The country's vulnerability to food grains-related shocks was again exposed in 2008 when domestic production of food grains suffered badly because of natural calamities, including the cyclone Sidr that had battered the coastal districts in the late 2007, and international food prices shot up abnormally because of short supply. Besides, the production of food grains means a lot to the Bangladesh economy. Any major shortfall in their production does not only push up the price levels but also contributes to the fall in the country's GDP growth rate. This fiscal the economic growth rate stands to be lower than the original projection mainly for lower than anticipated growth in crop sub-sectors, besides manufacturing.
There is no denying that country's food production record has been impressive since the eighties despite so many odds faced by the farmers. The area and production under both Aman and Boro rice crops have increased manifold and the country, in the event of good harvests in a year, almost reaches near self-sufficiency in food production. Besides natural calamities, the food production is, however, often exposed to man-made crises relating to fuel oils, fertilisers and power and the government is yet to find a permanent solution to these problems. Serious efforts are not still there to address the issue of continuous decline in the arable land. Studies have revealed that nearly 1.0 per cent of farmland is lost every year to housing and other infrastructural needs.

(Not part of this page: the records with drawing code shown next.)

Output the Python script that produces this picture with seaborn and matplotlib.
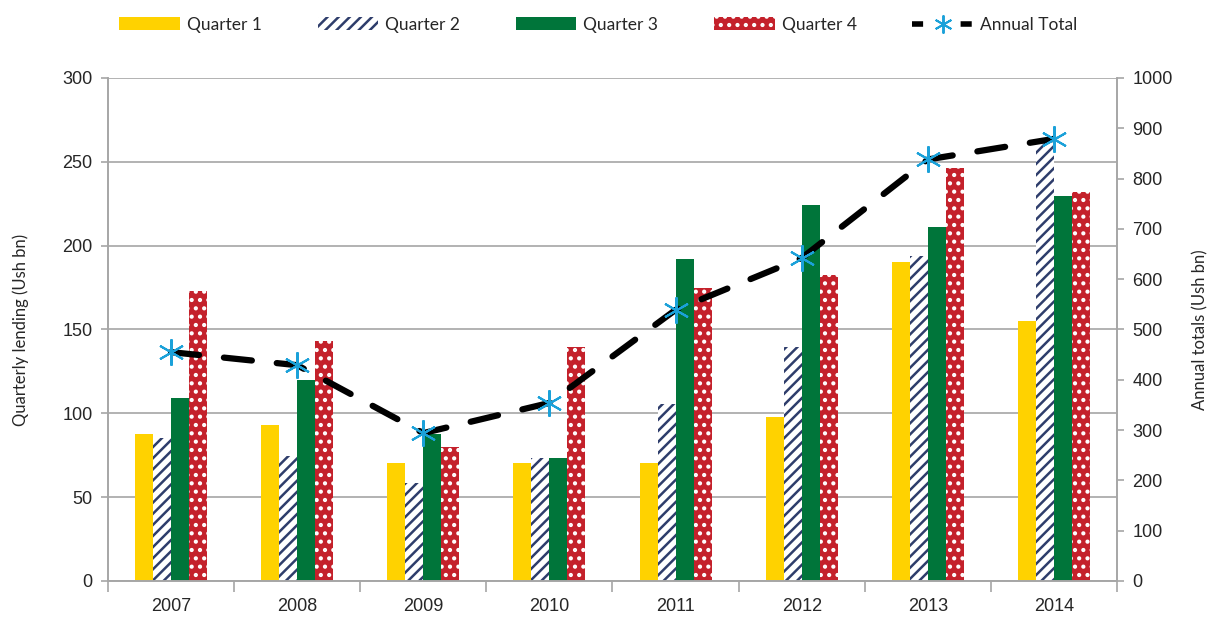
import matplotlib
matplotlib.use("Agg")
import matplotlib.pyplot as plt
import seaborn as sns
import pandas as pd
import numpy as np
from matplotlib.lines import Line2D
from matplotlib.patches import Patch

years = ["2007", "2008", "2009", "2010", "2011", "2012", "2013", "2014"]
quarters = ["Quarter 1", "Quarter 2", "Quarter 3", "Quarter 4"]
q1 = [87.5, 93, 70.5, 70.5, 70.5, 98, 190, 155]
q2 = [85.5, 74.5, 58.5, 73.5, 105.5, 139.5, 194, 261.5]
q3 = [109, 120, 87.5, 73.5, 192, 224, 211, 229.5]
q4 = [173, 143, 80, 139.5, 174.5, 182.5, 246.5, 232]
annual = [455, 429, 294, 354, 539, 642, 838, 879]

sns.set_style("white")
plt.rcParams["font.family"] = ["Liberation Sans", "DejaVu Sans"]
plt.rcParams["hatch.linewidth"] = 1.8

df = pd.DataFrame({
    "year": years * 4,
    "quarter": [q for q in quarters for _ in years],
    "value": q1 + q2 + q3 + q4,
})

gray = "#A6A6A6"
navy = "#2E3D6B"
colors = ["#FFD200", "#FFFFFF", "#00753A", "#C4212B"]

fig = plt.figure(figsize=(12.16, 6.18), dpi=100)
ax = fig.add_axes([0.0888, 0.0599, 0.8298, 0.8139])

sns.barplot(data=df, x="year", y="value", hue="quarter", palette=colors,
            width=0.57, gap=0, ax=ax, legend=False, saturation=1)

# patterns: Q2 navy stripes, Q4 white dots
for bar in ax.containers[1]:
    bar.set_hatch("///")
    bar.set_edgecolor(navy)
    bar.set_linewidth(0)
for bar in ax.containers[3]:
    bar.set_hatch("..")
    bar.set_edgecolor("white")
    bar.set_linewidth(0)
for i in (0, 2):
    for bar in ax.containers[i]:
        bar.set_linewidth(0)

ax.set_ylim(0, 300)
ax.set_yticks(range(0, 301, 50))
ax.set_xlim(-0.5, 7.5)
ax.yaxis.grid(True, color=gray, lw=1.2)
ax.set_axisbelow(True)
ax.set_xlabel("")
ax.set_ylabel("Quarterly lending (Ush bn)", fontsize=12, family="Lato", labelpad=24)
ax.tick_params(axis="y", labelsize=13, length=5, color=gray, width=1.2, left=True, pad=6)
ax.tick_params(axis="x", labelsize=13, length=0, pad=12)
ax.set_xticks(np.arange(-0.5, 8, 1), minor=True)
ax.tick_params(axis="x", which="minor", length=8, color=gray, width=1.2, bottom=True)
for s in ["left", "bottom", "right"]:
    ax.spines[s].set_color(gray)
    ax.spines[s].set_linewidth(1.2)
ax.spines["top"].set_visible(False)

ax2 = ax.twinx()
sns.lineplot(x=np.arange(len(years)), y=annual, ax=ax2, color="black", lw=4.5,
             zorder=3)
ax2.lines[0].set_dashes([4.5, 4])
ax2.lines[0].set_dash_capstyle("round")
ax2.plot(np.arange(len(years)), annual, ls="none", marker=(6, 2, 0),
         ms=19, mew=1.5, color="#1BA1D9", zorder=4)
ax2.set_ylim(0, 1000)
ax2.set_yticks(range(0, 1001, 100))
ax2.set_ylabel("Annual totals (Ush bn)", fontsize=12, family="Lato", labelpad=14)
ax2.tick_params(axis="y", labelsize=13, length=5, color=gray, width=1.2, right=True, pad=6)
for s in ["left", "bottom", "right"]:
    ax2.spines[s].set_color(gray)
    ax2.spines[s].set_linewidth(1.2)
ax2.spines["top"].set_visible(False)

handles = [
    Patch(facecolor=colors[0], lw=0),
    Patch(facecolor="white", edgecolor=navy, hatch="///", lw=0),
    Patch(facecolor=colors[2], lw=0),
    Patch(facecolor=colors[3], edgecolor="white", hatch="..", lw=0),
    Line2D([], [], color="black", lw=4, dashes=[2, 6.75], marker=(6, 2, 0),
           ms=13, mec="#1BA1D9", mfc="#1BA1D9", mew=1.4),
]
fig.legend(handles, quarters + ["Annual Total"], loc="upper center",
           bbox_to_anchor=(0.492, 0.998), ncol=5, frameon=False,
           prop={"family": "Lato", "size": 12.5}, handlelength=3.5, handleheight=0.8,
           columnspacing=3.2, handletextpad=0.4)

fig.savefig("out.png", dpi=100)
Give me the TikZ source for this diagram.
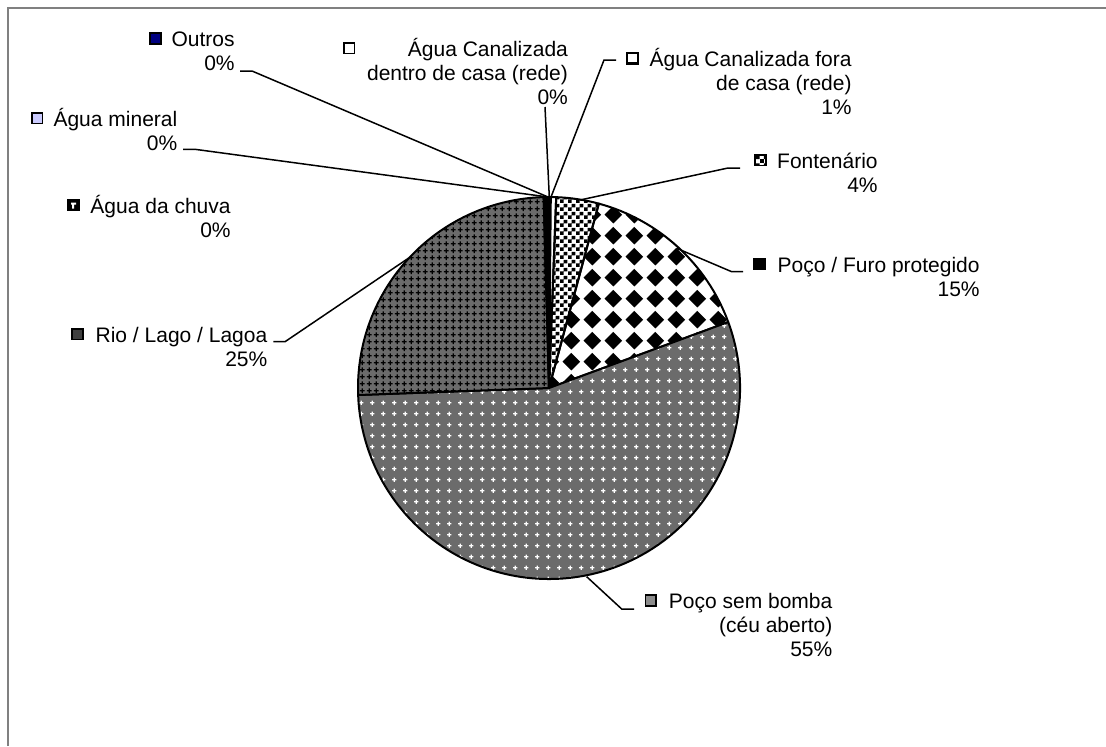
\documentclass[tikz,border=0pt]{standalone}
\usepackage{fontspec}
\setmainfont{Liberation Sans}
\usetikzlibrary{patterns,calc}

\definecolor{framegray}{RGB}{128,128,128}
\definecolor{navykey}{RGB}{0,0,128}
\definecolor{lavkey}{RGB}{204,204,255}

% fill patterns of the slices
\pgfdeclarepatternformonly{finechecker}{\pgfqpoint{0pt}{0pt}}{\pgfqpoint{4pt}{4pt}}{\pgfqpoint{4pt}{4pt}}{%
  \pgfpathrectangle{\pgfqpoint{0pt}{0pt}}{\pgfqpoint{2.05pt}{2.05pt}}%
  \pgfpathrectangle{\pgfqpoint{2pt}{2pt}}{\pgfqpoint{2.05pt}{2.05pt}}%
  \pgfusepath{fill}}
\pgfdeclarepatternformonly{bigdiamonds}{\pgfqpoint{0pt}{0pt}}{\pgfqpoint{10.4pt}{10.4pt}}{\pgfqpoint{10.4pt}{10.4pt}}{%
  \pgfpathmoveto{\pgfqpoint{5.2pt}{0.8pt}}%
  \pgfpathlineto{\pgfqpoint{9.6pt}{5.2pt}}%
  \pgfpathlineto{\pgfqpoint{5.2pt}{9.6pt}}%
  \pgfpathlineto{\pgfqpoint{0.8pt}{5.2pt}}%
  \pgfpathclose
  \pgfusepath{fill}}
\pgfdeclarepatternformonly{smallpluses}{\pgfqpoint{0pt}{0pt}}{\pgfqpoint{5.4pt}{5.4pt}}{\pgfqpoint{5.4pt}{5.4pt}}{%
  \pgfpathrectangle{\pgfqpoint{1.6pt}{2.35pt}}{\pgfqpoint{2.2pt}{0.7pt}}%
  \pgfpathrectangle{\pgfqpoint{2.35pt}{1.6pt}}{\pgfqpoint{0.7pt}{2.2pt}}%
  \pgfusepath{fill}}
\pgfdeclarepatternformonly{tinypluses}{\pgfqpoint{0pt}{0pt}}{\pgfqpoint{3.6pt}{3.6pt}}{\pgfqpoint{3.6pt}{3.6pt}}{%
  \pgfpathrectangle{\pgfqpoint{0.5pt}{1.45pt}}{\pgfqpoint{2.6pt}{0.7pt}}%
  \pgfpathrectangle{\pgfqpoint{1.45pt}{0.5pt}}{\pgfqpoint{0.7pt}{2.6pt}}%
  \pgfusepath{fill}}

\tikzset{
  slice/.style={draw=black, line width=1pt, line join=round},
  leader/.style={draw=black, line width=0.75pt},
  lbl/.style={font=\fontsize{10.5}{12}\selectfont, align=right, inner sep=0pt, anchor=base east},
  keybox/.style={draw=black, line width=0.9pt, minimum size=5.4pt, inner sep=0pt},
}

% one slice of the pie: style, start angle, end angle
\newcommand{\pieslice}[3]{\path[#1] (ctr) -- ++(#2:191) arc[start angle=#2, end angle=#3, radius=191] -- cycle;}

\begin{document}
\begin{tikzpicture}[x=0.5pt, y=-0.5pt]
  \useasboundingbox (0,0) rectangle (1106,746);

  % Frame of the chart
  \draw[framegray, line width=1pt] (7.5,746) -- (7.5,7.5) -- (1106,7.5);

  \coordinate (ctr) at (549,388);

  % Slices, clockwise from the top
  \pieslice{slice, fill=white}{-90}{-89.46}
  \pieslice{slice, fill=white}{-89.46}{-87.84}
  \pieslice{slice, pattern=finechecker}{-87.84}{-74.88}
  \pieslice{slice, pattern=bigdiamonds}{-74.88}{-20.2}
  \pieslice{slice, preaction={fill=black!58}, pattern=smallpluses, pattern color=white}{-20.2}{177.9}
  \pieslice{slice, preaction={fill=black!58}, pattern=tinypluses}{177.9}{268.4}
  \pieslice{slice, fill=black}{268.4}{268.95}
  \pieslice{slice, fill=lavkey}{268.95}{269.5}
  \pieslice{slice, fill=navykey}{269.5}{270}

  % Points on the pie where the leaders end
  \coordinate (pTop) at (548,197);
  \coordinate (pDentro) at (549.3,197);
  \coordinate (pFora) at (551,197);
  \coordinate (pFonte) at (580,200);
  \coordinate (pFuro) at (676.7,248.3);
  \coordinate (pSem) at (586.7,576.7);
  \coordinate (pRio) at (408.3,258.3);

  % Leader starts beside the labels
  \coordinate (eOutros) at (240,71);
  \coordinate (eMineral) at (183,149.3);
  \coordinate (eDentro) at (545,107);
  \coordinate (eFora) at (616,60);
  \coordinate (eFonte) at (740,168);
  \coordinate (eFuro) at (743,271.7);
  \coordinate (eSem) at (634,609);
  \coordinate (eRio) at (273.3,341.7);

  % Drawing leaders
  \draw[leader] (eOutros) -- ++(12,0) -- (pTop);
  \draw[leader] (eMineral) -- ++(12,0) -- (pTop);
  \draw[leader] (eDentro) -- (pDentro);
  \draw[leader] (eFora) -- ++(-12,0) -- (pFora);
  \draw[leader] (eFonte) -- ++(-12,0) -- (pFonte);
  \draw[leader] (eFuro) -- ++(-11.3,0) -- (pFuro);
  \draw[leader] (eSem) -- ++(-12.3,0) -- (pSem);
  \draw[leader] (eRio) -- ++(11.7,0) -- (pRio);

  % Labels (placed at the baseline of their last line)
  \node[lbl] (lOutros) at (235,70.7) {Outros\\0\%};
  \node[lbl] (lMineral) at (177.7,150) {Água mineral\\0\%};
  \node[lbl] (lChuva) at (231,237.3) {Água da chuva\\0\%};
  \node[lbl] (lRio) at (267.7,366.3) {Rio / Lago / Lagoa\\25\%};
  \node[lbl] (lDentro) at (568.3,104.7) {Água Canalizada\\dentro de casa (rede)\\0\%};
  \node[lbl] (lFora) at (852,114.7) {Água Canalizada fora\\de casa (rede)\\1\%};
  \node[lbl] (lFonte) at (878,192) {Fontenário\\4\%};
  \node[lbl] (lFuro) at (980,296) {Poço / Furo protegido\\15\%};
  \node[lbl] (lSem) at (832.7,656.3) {Poço sem bomba\\(céu aberto)\\55\%};

  % Legend keys
  \node[keybox, fill=navykey] (kOutros) at (155.5,38.5) {};
  \node[keybox, fill=lavkey] (kMineral) at (37,118) {};
  \node[keybox, fill=black, path picture={\fill[white] ($(path picture bounding box.north west)+(3,3)$) rectangle ++(5,2) ++(-2,0) rectangle ++(-2,4);}] (kChuva) at (73.5,205) {};
  \node[keybox, fill=black!75] (kRio) at (77.5,334) {};
  \node[keybox, fill=white] (kDentro) at (349,48) {};
  \node[keybox, fill=white, line width=1.1pt] (kFora) at (632.7,58) {};
  \node[keybox, pattern=finechecker] (kFonte) at (760.5,160) {};
  \node[keybox, fill=black] (kFuro) at (759.5,264) {};
  \node[keybox, fill=black!45] (kSem) at (650.8,600.5) {};
\end{tikzpicture}
\end{document}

So, any investment plan for ensuring the country's long-term food security must address, among others, the issues mentioned above and should not be specific only to the food-related problems in some particular areas of the country. The plan should adequately deal with the issues relating to land management, efficient marketing of farm produces, timely availability of farm inputs at fair prices, storage and processing of agricultural products and large-scale introduction of modern farm practices and the latest technologies. Here, the goal should not be just getting a share of the G-8 fund meant for ensuring food security of some selected poor developing countries. Rather the government should also provide domestic public resources, in addition to the contributions made by the rich countries, in order to try its best to ensure long-term food security through a well-crafted investment plan.